I make objects that sit between functional and sculptural, guided by curiosity and a belief in living with art and design, objects that take up space, invite touch, and quietly shape our emotional worlds. Drawn to biomorphic forms and soft curves, my work explores contrasts of hard and soft, dense and hollow, opaque and luminous. These shapes often evoke organic fragments or imagined beings, carrying the feeling of something discovered rather than designed.

From an early age, I was fascinated by the mythologies of ancient civilizations and by the ways objects across time imagine other worlds, both ancestral and futuristic. I’m drawn to ceremonial figurines, ancient artifacts, and representations of humans, animals, and unknown forms across time.
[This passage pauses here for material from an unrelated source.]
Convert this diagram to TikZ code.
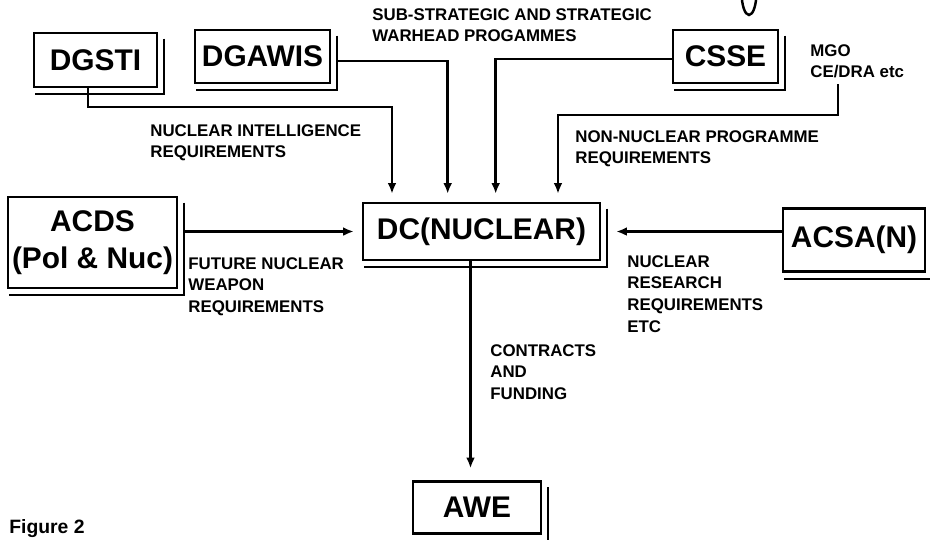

Clay, one of the oldest artistic materials, carries a deep sense of history and discovery. My work sits somewhere between artifact and invention, both familiar and otherworldly, suggesting hidden narratives and ambiguous meanings. Perforations, openings, and hollow interiors allow light, air, and shadow to become part of the form, animating an inanimate material through touch, gesture, and play. The resulting objects are tactile, whimsical vessels that bridge craft and design. They are meant to be lived with, not explained, inviting intimacy, a touch of humor, and a sense of ephemeral wonder.